SMS Classifier for LG
Setting up environment
Set up python3 virtual env using:
virtualenv -p /usr/bin/python3 <envname>
example : virtualenv -p /usr/bin/python3 my_env
Use it by:
source <envname>/bin/activate
Install requirements using:
pip install -r requirements.txt
NLTK libraries:
python -m nltk.downloader 'averaged_perceptron_tagger'
python -m nltk.downloader 'wordnet'
python -m nltk.downloader 'punkt'
Usage
First you'll have to generate dependency-relation files for your dataset. To generate dependency files:
-
Download Stanford dependency parser from here https://nlp.stanford.edu/software/stanford-parser-full-2017-06-09.zip , if you don't have it already. Unzip it.
-
Set $CLASSPATH environment variable to the path to the Stanford dependency parser. export CLASSPATH=path/to/parser/stanford-parser-full-2017-06-09
-
Keep your training and testing files (tab seperated files, tsv) in a folder, say "dataset", with names train.tsv and test.tsv respectively.

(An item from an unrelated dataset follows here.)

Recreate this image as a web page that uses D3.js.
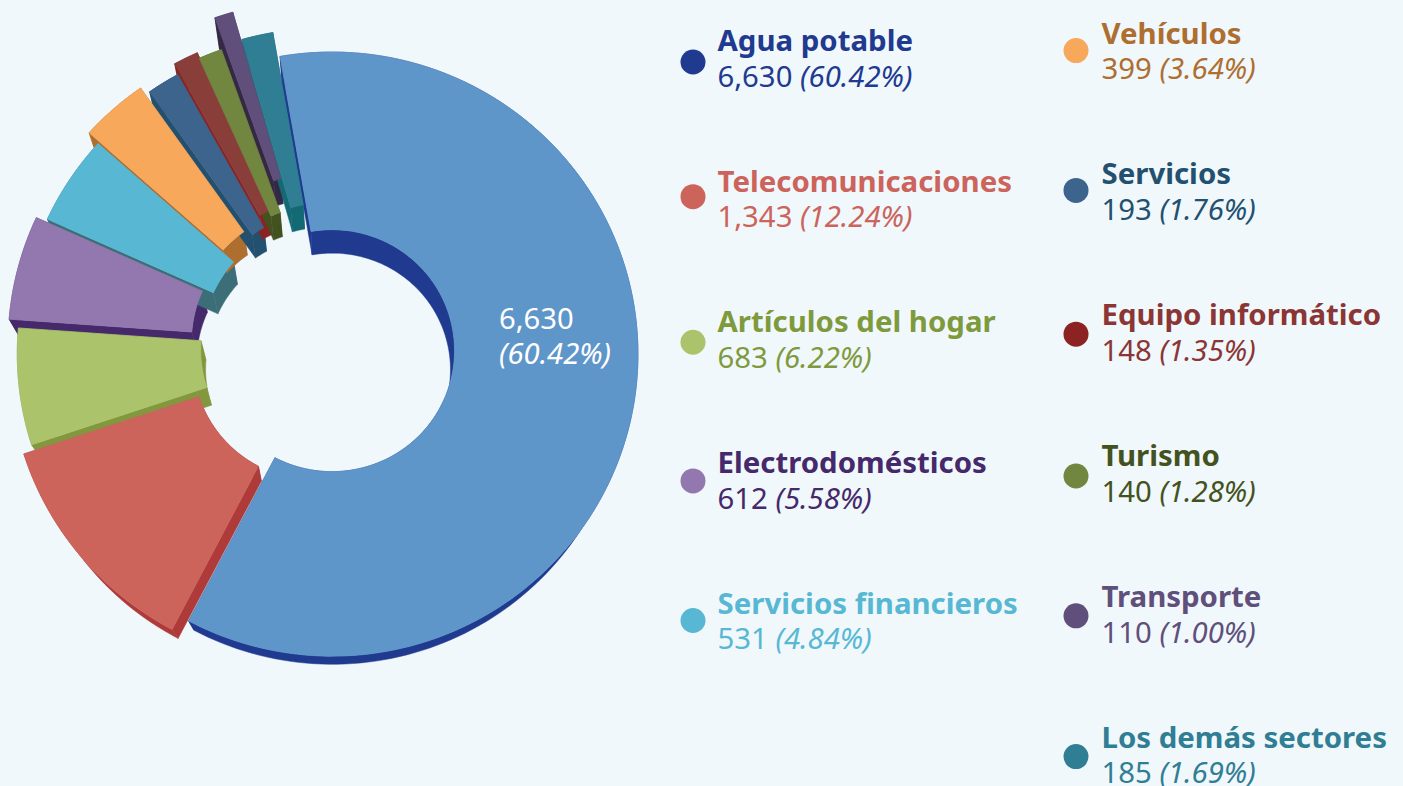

dataset/ | train.tsv | test.tsv
-
Install these packages in python3 if not already installed: nltk pandas argparse pickle copy
-
Run gen_dep_relation.py with python3. python3 gen_dep_relation.py --data path/to/dataset/ Don't forget the ending "/"
-
Dependency files will be stored in the dataset folder itself. Note: It may take long time depending upon the size of dataset.
Use
source <envname>/bin/activate
python sms_class.py -h
for help on all the options For a basic minimal run, do:
python sms_class.py --data <path_to_data_files/>
Remeber that the data files need to be train.tsv, tune.tsv, test.tsv. Also don't forget the ending "/" in the path.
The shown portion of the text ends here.